▶ Short problem: Locate the word "this" in the entries below, then gather every line that holds it.

[Data extracted from a collection]
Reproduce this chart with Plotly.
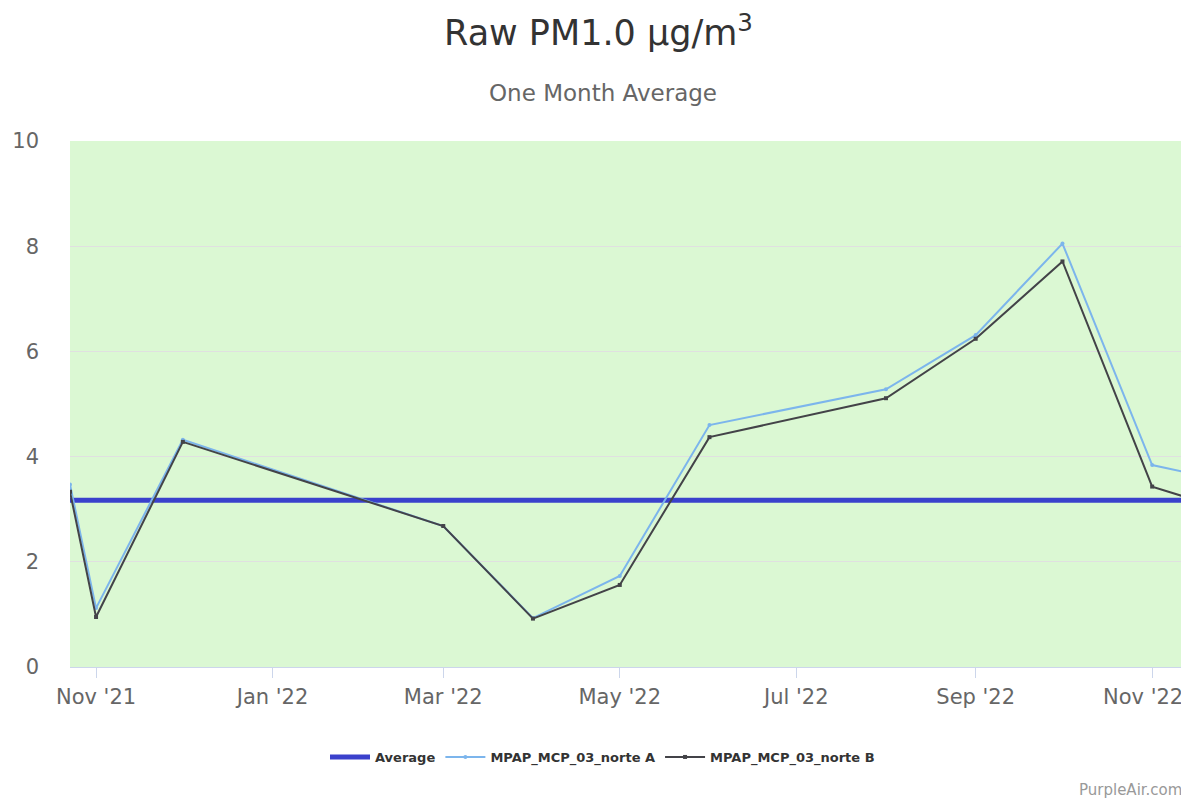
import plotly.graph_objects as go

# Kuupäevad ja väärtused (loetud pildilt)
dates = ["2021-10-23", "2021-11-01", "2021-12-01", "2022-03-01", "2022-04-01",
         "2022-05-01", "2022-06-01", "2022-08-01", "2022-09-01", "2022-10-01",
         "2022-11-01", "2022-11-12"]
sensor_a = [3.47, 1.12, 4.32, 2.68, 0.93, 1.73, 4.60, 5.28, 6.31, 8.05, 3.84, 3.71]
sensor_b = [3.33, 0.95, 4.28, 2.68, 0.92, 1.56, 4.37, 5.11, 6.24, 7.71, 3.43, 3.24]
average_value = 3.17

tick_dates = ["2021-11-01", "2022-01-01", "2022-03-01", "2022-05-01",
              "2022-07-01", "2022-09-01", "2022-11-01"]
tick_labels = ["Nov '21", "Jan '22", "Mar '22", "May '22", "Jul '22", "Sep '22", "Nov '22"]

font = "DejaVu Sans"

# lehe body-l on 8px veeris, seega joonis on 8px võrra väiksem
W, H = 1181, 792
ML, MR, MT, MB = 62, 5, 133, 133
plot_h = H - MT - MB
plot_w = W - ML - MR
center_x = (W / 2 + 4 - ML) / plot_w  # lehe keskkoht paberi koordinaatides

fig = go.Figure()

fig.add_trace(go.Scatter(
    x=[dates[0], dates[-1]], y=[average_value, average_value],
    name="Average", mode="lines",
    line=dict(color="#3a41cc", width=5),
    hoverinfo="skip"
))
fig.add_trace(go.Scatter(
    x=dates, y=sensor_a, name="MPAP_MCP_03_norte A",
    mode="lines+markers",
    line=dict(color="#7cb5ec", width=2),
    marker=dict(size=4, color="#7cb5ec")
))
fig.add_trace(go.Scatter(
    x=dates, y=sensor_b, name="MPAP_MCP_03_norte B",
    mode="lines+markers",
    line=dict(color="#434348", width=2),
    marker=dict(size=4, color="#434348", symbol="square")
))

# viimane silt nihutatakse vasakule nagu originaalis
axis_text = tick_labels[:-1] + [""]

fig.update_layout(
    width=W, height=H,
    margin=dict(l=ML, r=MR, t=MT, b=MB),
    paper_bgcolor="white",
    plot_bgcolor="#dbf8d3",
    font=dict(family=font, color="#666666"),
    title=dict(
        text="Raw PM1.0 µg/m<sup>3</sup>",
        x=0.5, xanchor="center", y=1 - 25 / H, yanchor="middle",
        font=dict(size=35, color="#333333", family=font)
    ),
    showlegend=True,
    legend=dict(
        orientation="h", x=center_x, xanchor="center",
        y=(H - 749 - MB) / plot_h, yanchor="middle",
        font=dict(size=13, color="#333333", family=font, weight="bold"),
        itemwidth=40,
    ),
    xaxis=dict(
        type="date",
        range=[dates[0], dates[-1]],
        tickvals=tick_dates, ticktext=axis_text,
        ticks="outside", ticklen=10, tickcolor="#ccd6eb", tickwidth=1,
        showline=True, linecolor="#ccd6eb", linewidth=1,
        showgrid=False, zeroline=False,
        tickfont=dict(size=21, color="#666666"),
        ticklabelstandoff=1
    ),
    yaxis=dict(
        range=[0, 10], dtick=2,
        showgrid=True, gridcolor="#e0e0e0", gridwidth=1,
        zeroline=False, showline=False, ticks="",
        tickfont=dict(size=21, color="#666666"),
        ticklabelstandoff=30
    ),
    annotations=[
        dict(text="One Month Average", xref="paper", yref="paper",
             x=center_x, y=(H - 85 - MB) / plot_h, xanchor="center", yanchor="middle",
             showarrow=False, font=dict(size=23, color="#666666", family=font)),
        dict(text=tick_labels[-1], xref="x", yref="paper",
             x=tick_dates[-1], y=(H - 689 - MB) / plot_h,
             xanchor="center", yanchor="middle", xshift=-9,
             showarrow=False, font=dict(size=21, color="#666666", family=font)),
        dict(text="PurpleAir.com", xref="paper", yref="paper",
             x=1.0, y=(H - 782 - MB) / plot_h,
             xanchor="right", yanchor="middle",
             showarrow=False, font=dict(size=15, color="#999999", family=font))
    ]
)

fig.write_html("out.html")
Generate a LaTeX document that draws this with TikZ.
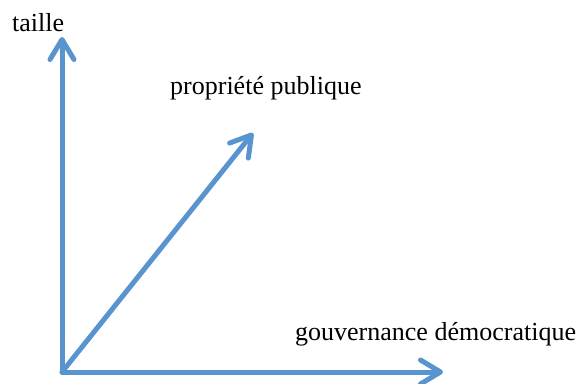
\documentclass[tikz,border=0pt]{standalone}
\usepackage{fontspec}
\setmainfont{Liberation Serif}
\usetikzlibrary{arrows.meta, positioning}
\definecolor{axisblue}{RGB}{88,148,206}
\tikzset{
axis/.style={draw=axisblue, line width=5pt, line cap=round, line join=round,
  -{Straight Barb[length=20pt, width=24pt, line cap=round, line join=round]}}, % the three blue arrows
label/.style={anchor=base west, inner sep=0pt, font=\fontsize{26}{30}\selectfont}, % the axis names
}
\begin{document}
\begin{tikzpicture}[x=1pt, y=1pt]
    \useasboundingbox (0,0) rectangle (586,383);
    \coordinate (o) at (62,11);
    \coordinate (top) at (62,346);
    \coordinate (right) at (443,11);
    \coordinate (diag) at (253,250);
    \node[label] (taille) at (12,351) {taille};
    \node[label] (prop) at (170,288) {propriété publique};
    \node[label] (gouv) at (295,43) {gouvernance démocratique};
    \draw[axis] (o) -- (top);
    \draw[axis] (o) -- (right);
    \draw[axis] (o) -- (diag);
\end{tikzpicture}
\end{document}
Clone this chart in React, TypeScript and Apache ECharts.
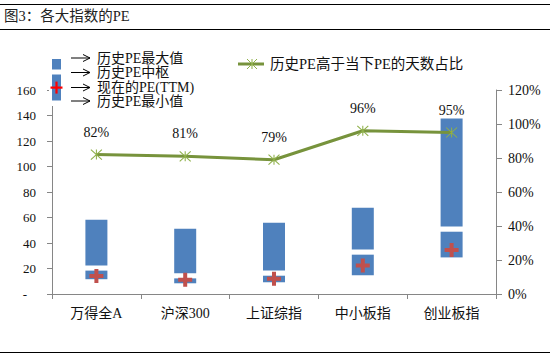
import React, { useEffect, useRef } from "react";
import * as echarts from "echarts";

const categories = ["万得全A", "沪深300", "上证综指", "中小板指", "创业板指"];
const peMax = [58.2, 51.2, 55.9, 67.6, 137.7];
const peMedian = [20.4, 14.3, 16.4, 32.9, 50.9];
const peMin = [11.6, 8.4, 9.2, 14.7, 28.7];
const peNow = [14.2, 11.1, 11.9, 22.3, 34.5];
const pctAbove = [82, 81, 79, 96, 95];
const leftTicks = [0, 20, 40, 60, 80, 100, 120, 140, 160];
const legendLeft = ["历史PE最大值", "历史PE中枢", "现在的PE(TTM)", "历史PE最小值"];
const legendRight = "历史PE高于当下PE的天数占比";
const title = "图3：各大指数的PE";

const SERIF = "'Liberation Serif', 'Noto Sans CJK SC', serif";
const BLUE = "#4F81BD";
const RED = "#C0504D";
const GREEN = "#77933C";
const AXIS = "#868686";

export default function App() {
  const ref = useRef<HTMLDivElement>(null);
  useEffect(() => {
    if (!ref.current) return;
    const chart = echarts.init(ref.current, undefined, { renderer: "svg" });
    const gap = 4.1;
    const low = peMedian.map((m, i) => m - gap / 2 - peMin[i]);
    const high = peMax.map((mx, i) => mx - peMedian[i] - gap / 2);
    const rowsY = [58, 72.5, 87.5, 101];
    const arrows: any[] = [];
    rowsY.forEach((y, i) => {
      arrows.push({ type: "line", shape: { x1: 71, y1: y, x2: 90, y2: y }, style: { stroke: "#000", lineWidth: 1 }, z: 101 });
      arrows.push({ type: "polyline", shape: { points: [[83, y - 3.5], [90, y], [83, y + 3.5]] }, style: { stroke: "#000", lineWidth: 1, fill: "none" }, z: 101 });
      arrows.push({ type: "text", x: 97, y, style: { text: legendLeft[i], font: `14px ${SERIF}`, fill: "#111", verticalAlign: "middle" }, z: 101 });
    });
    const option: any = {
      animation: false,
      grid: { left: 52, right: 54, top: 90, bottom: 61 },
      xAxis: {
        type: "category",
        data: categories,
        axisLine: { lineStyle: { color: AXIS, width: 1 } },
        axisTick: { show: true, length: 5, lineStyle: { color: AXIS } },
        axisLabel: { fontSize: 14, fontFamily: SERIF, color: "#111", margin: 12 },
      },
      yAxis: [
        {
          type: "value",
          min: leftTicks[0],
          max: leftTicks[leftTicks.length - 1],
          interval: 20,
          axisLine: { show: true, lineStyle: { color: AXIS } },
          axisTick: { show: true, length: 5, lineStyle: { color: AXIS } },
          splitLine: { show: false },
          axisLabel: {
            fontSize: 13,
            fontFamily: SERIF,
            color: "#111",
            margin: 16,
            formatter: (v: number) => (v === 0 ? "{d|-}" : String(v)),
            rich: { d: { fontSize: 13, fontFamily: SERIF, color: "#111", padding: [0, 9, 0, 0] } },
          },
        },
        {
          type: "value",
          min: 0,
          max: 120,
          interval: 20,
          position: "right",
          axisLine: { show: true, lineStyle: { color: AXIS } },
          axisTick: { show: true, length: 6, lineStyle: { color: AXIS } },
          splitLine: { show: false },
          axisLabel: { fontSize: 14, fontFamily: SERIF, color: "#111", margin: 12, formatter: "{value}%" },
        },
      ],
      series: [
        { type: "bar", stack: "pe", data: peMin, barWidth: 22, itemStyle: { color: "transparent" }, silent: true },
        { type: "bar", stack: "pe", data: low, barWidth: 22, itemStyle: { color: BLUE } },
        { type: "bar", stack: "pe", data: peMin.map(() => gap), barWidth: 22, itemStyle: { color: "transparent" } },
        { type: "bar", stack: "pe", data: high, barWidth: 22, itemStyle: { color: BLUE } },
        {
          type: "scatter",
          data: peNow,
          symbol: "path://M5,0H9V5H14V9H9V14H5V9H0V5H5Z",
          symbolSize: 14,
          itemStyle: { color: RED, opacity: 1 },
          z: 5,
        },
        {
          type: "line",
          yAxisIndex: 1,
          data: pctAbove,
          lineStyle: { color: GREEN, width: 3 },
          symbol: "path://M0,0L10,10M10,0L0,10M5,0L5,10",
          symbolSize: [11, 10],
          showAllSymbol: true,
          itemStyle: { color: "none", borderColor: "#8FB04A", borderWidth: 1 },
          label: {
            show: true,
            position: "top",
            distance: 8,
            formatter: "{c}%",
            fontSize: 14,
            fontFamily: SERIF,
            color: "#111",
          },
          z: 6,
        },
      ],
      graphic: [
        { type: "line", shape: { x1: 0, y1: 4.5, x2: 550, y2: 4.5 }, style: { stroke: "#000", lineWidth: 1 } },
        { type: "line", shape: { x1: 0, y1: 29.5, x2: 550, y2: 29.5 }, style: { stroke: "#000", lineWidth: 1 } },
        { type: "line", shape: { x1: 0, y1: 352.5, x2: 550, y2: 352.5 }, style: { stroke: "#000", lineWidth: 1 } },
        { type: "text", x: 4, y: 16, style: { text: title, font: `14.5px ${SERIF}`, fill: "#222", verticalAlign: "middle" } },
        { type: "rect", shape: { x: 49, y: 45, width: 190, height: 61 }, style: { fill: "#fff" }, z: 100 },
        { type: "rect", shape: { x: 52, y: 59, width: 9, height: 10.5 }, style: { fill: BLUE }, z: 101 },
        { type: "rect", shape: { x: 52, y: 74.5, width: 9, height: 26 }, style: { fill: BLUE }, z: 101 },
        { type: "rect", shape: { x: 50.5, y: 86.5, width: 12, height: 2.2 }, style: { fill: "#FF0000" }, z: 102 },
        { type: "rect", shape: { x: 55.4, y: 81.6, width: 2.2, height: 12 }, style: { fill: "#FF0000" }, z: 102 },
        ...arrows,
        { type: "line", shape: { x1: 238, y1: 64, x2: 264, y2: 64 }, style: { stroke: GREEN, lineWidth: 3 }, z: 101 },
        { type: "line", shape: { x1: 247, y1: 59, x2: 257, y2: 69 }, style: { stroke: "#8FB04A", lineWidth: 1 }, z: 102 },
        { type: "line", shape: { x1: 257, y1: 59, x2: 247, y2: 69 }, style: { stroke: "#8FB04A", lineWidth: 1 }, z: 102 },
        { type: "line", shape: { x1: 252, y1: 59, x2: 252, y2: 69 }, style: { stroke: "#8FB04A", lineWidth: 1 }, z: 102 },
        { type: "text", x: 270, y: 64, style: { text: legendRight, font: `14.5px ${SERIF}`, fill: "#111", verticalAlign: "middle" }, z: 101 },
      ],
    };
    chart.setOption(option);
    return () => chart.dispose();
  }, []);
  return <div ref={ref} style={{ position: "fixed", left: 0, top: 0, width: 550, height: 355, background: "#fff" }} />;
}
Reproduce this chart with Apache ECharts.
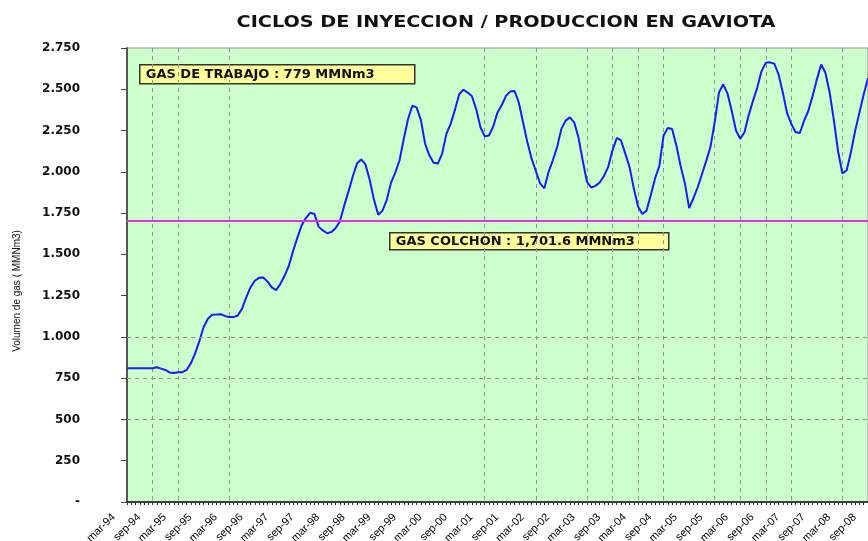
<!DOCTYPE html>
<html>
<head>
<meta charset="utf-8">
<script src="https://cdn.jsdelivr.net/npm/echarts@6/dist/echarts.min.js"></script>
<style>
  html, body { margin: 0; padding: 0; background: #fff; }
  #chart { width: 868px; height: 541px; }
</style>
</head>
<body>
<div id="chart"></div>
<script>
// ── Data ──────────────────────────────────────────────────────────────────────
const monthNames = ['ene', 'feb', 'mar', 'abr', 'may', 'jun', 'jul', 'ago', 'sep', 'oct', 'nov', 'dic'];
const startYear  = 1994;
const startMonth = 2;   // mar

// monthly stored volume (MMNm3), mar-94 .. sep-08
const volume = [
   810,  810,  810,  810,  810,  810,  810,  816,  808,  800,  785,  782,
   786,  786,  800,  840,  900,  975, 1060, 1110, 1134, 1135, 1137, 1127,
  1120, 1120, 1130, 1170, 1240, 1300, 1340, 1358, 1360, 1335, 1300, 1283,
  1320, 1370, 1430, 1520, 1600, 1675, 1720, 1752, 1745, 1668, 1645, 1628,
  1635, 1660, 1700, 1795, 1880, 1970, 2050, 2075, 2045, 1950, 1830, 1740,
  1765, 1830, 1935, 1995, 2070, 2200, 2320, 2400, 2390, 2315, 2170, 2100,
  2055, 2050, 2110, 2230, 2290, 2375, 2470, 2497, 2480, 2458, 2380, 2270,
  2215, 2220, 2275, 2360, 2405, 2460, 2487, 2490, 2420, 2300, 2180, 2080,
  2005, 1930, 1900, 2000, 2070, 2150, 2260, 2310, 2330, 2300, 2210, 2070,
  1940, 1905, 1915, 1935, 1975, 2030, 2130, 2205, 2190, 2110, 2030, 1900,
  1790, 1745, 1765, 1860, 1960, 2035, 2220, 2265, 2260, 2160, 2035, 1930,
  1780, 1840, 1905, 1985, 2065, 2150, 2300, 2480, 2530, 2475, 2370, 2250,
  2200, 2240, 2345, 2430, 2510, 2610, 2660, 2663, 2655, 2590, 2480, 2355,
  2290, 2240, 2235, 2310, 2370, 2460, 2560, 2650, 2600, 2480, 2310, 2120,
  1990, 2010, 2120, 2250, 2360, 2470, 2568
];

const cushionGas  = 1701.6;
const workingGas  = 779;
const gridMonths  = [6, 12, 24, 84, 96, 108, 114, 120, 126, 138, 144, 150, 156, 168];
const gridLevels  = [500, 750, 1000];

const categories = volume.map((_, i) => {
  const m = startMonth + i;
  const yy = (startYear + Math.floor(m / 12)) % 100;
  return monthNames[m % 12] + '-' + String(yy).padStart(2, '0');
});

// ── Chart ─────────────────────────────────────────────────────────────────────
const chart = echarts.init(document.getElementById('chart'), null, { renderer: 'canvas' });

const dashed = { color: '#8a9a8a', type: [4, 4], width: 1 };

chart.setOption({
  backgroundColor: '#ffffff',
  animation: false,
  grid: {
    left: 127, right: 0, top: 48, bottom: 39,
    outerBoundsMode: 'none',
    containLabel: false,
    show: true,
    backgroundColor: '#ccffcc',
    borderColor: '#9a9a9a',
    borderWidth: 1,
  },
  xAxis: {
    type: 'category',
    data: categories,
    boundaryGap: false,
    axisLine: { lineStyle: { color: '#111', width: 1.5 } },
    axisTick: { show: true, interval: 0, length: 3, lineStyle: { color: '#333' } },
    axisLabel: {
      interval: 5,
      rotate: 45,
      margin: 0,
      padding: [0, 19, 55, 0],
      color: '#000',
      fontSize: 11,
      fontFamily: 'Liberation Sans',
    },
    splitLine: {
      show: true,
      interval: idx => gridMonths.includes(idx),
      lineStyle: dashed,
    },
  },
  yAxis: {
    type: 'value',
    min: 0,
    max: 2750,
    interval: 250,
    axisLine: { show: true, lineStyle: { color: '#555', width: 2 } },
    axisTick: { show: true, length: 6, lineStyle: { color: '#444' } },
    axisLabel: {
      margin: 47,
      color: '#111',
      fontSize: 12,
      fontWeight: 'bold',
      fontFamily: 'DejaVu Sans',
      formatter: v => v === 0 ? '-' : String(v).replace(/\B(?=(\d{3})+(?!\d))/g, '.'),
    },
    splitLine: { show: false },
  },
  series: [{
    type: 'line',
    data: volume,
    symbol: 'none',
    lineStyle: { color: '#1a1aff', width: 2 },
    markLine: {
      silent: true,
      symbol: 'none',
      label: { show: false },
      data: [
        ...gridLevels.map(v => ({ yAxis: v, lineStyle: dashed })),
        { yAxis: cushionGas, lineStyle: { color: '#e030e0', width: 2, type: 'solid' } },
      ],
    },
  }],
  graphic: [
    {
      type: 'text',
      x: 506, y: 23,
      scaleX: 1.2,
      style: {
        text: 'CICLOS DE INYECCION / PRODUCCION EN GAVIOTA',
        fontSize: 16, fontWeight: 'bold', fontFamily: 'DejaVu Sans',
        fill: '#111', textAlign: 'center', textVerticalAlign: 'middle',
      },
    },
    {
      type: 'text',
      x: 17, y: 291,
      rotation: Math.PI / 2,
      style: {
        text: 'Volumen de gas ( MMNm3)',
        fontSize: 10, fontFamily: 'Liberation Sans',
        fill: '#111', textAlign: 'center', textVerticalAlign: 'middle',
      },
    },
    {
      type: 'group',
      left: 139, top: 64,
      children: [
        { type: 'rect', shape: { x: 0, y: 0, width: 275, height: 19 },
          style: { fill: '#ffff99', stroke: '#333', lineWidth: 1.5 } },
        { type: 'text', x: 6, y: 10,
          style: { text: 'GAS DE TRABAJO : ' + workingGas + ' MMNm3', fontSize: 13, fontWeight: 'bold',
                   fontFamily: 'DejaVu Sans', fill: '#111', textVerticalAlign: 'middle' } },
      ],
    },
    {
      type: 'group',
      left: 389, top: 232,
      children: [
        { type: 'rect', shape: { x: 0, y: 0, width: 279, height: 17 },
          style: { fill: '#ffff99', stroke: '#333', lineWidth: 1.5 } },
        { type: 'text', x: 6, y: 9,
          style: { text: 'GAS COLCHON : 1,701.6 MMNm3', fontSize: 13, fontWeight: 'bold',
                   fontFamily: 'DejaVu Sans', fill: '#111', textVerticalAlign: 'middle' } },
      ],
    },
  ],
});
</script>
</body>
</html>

▶ Result:
Reproduce this chart with Plotly.
Generate a LaTeX document that draws this with TikZ.
Clone this chart in React, TypeScript and Apache ECharts.
Reproduce this chart with Apache ECharts.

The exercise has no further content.